Prestação de Serviços Médicos em ClínicaPrivada

 

A prestação de serviços médicos em clínica privada tem sido dividida em 3 diferentes tipos. Contrato total, em que o paciente contrata com uma clínica ou hospital de “uma só vez” os serviços do médico, contrata o internamento, a locação e compra e venda de medicamentos e a empreitada para a confeção de alimentos. O contrato total com escolha de médico, que não será mais do que um contrato total que exclui parte dos serviços médicos (necessariamente contratados à parte). E o contrato dividido, no qual a Clínica apenas assume as obrigações decorrentes do internamento (hospedagem, cuidados paramédicos, etc.), enquanto o serviço médico é directa e autonomamente prestado e acordado com, e por, um médico.

Definir e delimitar a relação contratual em causa é fundamental no momento do apuramento de eventuais responsabilidades contratuais. Sendo que, no primeiro e segundo casos, haverá responsabilidade contratual da Clínica, por todos os danos ocorridos, enquanto no terceiro caso, a clínica não é responsável pelos actos médicos mas apenas relativo aos actos de internamento, havendo neste caso dois contratos separados, respondendo o médico pelo seu próprio incumprimento.

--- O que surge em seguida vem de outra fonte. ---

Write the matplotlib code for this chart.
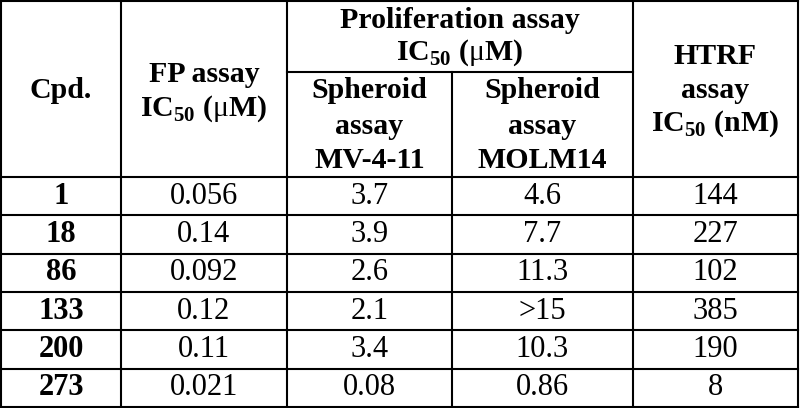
import matplotlib.pyplot as plt

plt.rcParams['font.family'] = ['Liberation Serif', 'DejaVu Serif']
plt.rcParams['mathtext.fontset'] = 'custom'
plt.rcParams['mathtext.rm'] = 'Liberation Serif'
plt.rcParams['mathtext.bf'] = 'Liberation Serif:bold'

# table data
compounds = ["1", "18", "86", "133", "200", "273"]
fp_ic50 = ["0.056", "0.14", "0.092", "0.12", "0.11", "0.021"]
spheroid_mv411 = ["3.7", "3.9", "2.6", "2.1", "3.4", "0.08"]
spheroid_molm14 = ["4.6", "7.7", "11.3", ">15", "10.3", "0.86"]
htrf_ic50 = ["144", "227", "102", "385", "190", "8"]

# header lines
head_cpd = ["Cpd."]
head_fp = ["FP assay", r"IC$_{\mathbf{50}}$ ($\mathrm{\mu}$M)"]
head_prolif = ["Proliferation assay", r"IC$_{\mathbf{50}}$ ($\mathrm{\mu}$M)"]
head_mv = ["Spheroid", "assay", "MV-4-11"]
head_molm = ["Spheroid", "assay", "MOLM14"]
head_htrf = ["HTRF", "assay", r"IC$_{\mathbf{50}}$ (nM)"]

# layout (pixel coordinates)
xs = [1, 121, 287, 452, 633, 798]
top, mid, hb = 1, 72, 177
row_h = 38.3
fs_head = 21.5
fs_body = 22
lw = 1.5

fig = plt.figure(figsize=(8, 4.08), dpi=100)
ax = fig.add_axes([0, 0, 1, 1])
ax.set_xlim(0, 800)
ax.set_ylim(408, 0)
ax.axis("off")

n = len(compounds)
bottom = hb + n * row_h

# outer and column lines
for x in xs:
    if x in (xs[3],):
        ax.plot([x, x], [mid, bottom], color="black", lw=lw)
    else:
        ax.plot([x, x], [top, bottom], color="black", lw=lw)
ax.plot([xs[0], xs[-1]], [top, top], color="black", lw=lw)
ax.plot([xs[2], xs[4]], [mid, mid], color="black", lw=lw)
for i in range(n + 1):
    y = hb + i * row_h
    ax.plot([xs[0], xs[-1]], [y, y], color="black", lw=lw)

def cell_lines(lines, cx, ys):
    for txt, y in zip(lines, ys):
        ax.text(cx, y, txt, ha="center", va="center", fontsize=fs_head,
                fontweight="bold")

def cx(i):
    return (xs[i] + xs[i + 1]) / 2

cell_lines(head_cpd, cx(0), [90])
cell_lines(head_fp, cx(1), [74, 109])
cell_lines(head_prolif, (xs[2] + xs[4]) / 2, [21, 53])
cell_lines(head_mv, cx(2), [90, 126, 160])
cell_lines(head_molm, cx(3), [90, 126, 160])
cell_lines(head_htrf, cx(4), [57, 91, 124])

columns = [compounds, fp_ic50, spheroid_mv411, spheroid_molm14, htrf_ic50]
for j, col in enumerate(columns):
    for i, val in enumerate(col):
        y = hb + (i + 0.5) * row_h
        ax.text(cx(j), y, val, ha="center", va="center", fontsize=fs_body,
                fontweight="bold" if j == 0 else "normal")

fig.savefig("out.png", dpi=100)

Para tanto, os tribunais têm recorrido ao método indiciário. Recorrem, portanto, a “pistas” e procuram apurar se, por exemplo, há dois recibos separados, um para os cuidados de internamento e outro para tratamento médico, ou pelo menos, um recibo com os honorários discriminados e diferenciados; ou determinar a relação contratual que une o médico à Clínica: tratando-se de um contrato de trabalho, ou uma prestação de serviços regular, o médico presume-se um auxiliar da Clínica, aplicando-se o regime do contrato total ou total com escolha de médico; já se o médico tem total independência de horários, organização do tempo ao longo do ano, ou se o cliente procura a Clínica a pedido do médico, então estaremos perante um contrato dividido.

Determinado e delimitado o contrato que liga o paciente à clínica ou hospital e ao médico e apurada a responsabilidade contratual “geral”, não pode deixar de apurar também a responsabilidade pelo acto médico. Põe-se, então, também a questão de saber se a responsabilidade médica é contratual ou extracontratual. A regra é a da responsabilidade contratual do médico, correspondendo a responsabilidade extracontratual do médico a uma excepção que, em geral, ocorre em situações em que o médico tem de atuar com urgência, em que não foi colhido o acordo ou o consentimento do paciente quanto à sua atuação ou à sua intervenção. Este último, não será o caso da prestação de serviços em clínica privada em que se exigirá sempre o consentimento, pelo menos verbal, do paciente.

Apurada então a responsabilidade contratual do médico no caso de se estar perante uma modalidade de dividido, deve proceder-se então à análise do acto em si mesmo e qualificar tal acto quanto à (i)licitude. Ora, é condição da licitude de uma ingerência médica na integridade física dos pacientes, que estes consintam nessa ingerência e que esse consentimento seja prestado de forma esclarecida. Isto é, que o pacientes estejam cientes dos dados relevantes em função das circunstâncias do caso, entre os quais a informação acerca dos riscos próprios de cada intervenção médica. Assume então particular relevância a forma e conteúdo do consentimento informado prestado pelo paciente. Tal consentimento, ainda que feito, se não for prestado de forma completa pelo médico e dado de forma esclarecida pelo paciente, frequentemente levará à responsabilização do médico. Ou seja, no âmbito de uma intervenção médica, a falta de cumprimento do dever objectivo de diligência ou de cuidado, imposto pelas leges artis, e mesmo não se provando a violação desse dever, ainda assim, sempre se terá de averiguar se foi devidamente cumprido o dever de informar o paciente dos riscos inerentes à intervenção médica e o paciente os aceitou de forma esclarecida.